After CDs arrived and files became digitally encoded, he explains, there was a push to make files small and still "fairly listenable." The technology used to create MP3s - "lossy" compression - strips away what might be viewed as "unnecessary audio information," he says - information that can, in fact, contribute to richness.

I've got more to say after the jump.

I'll give them a point. MP3s are certainly a step backwards in terms of sound quality over uncompressed CD audio, and so many people encode them poorly. Whenever I rip, I set it at 256bit straight out, none of that variable bitrate crap that can really destroy quieter passages in the program. That being said, I am hard-pressed to tell the difference between a CD and a quality MP3. My speaks & 'phones may not be top of the line, but Dynaudio don't make crap speaks and my Koss Porta Pros are good phones. It's also very true that I suffer some hearing loss, so I'm probably not the best judge.

Complaining about the sound quality coming out of an MP3 player with the stock earplugs is pointless. Stating that the poor quality sound coming out of the devices is the fault of the format is missing the point. The stock phones that come with any portable device generally suck, and the lofty iPod isn't immune either.

Another small point I would like to make:

For his own use, Mr. Goddard, like Willens, favors WAV, a "lossless" compression format that renders sound accurately but has some drawbacks - notably the tremendous amount of storage space it requires: some 50 to 60 megabytes per song, versus about two for an MP3.
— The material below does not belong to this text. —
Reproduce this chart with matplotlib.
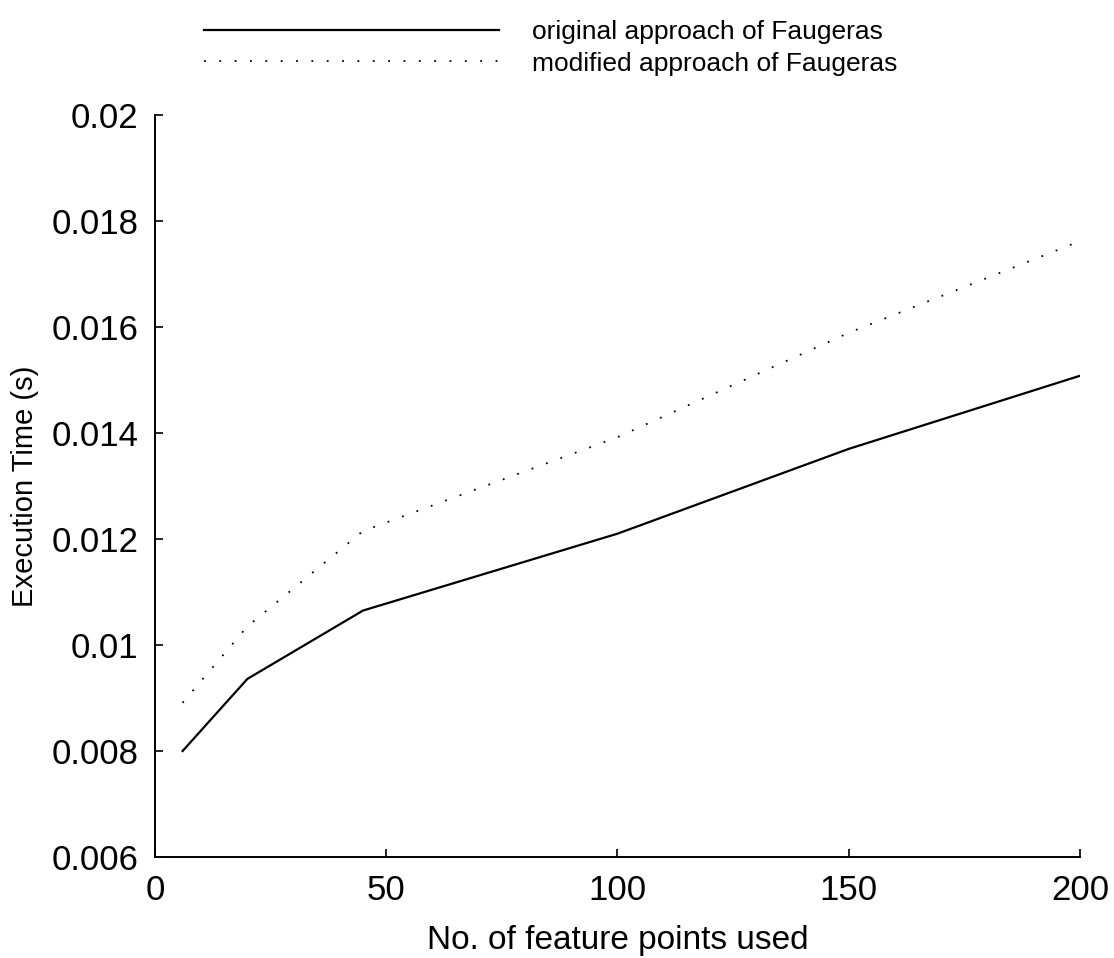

WAV is not a compression format. It's raw audio. FLAC is the only lossless compression format listed in the article. And if this fellow is compressing a 50-60MB WAV down to a 2MB MP3, no wonder it sounds like shite, it's probably sitting at 128bit.

I'm not advocating for MP3 to become the dominant format, but let's not forget that most people listening to music are listening to it on sub $500 bookshelf stereos with over-EQ'd speaks and quasi-subs that do more harm to the musical qualities of the program than any music format ever has. Or those horrid little Bose clockradios. Ugh.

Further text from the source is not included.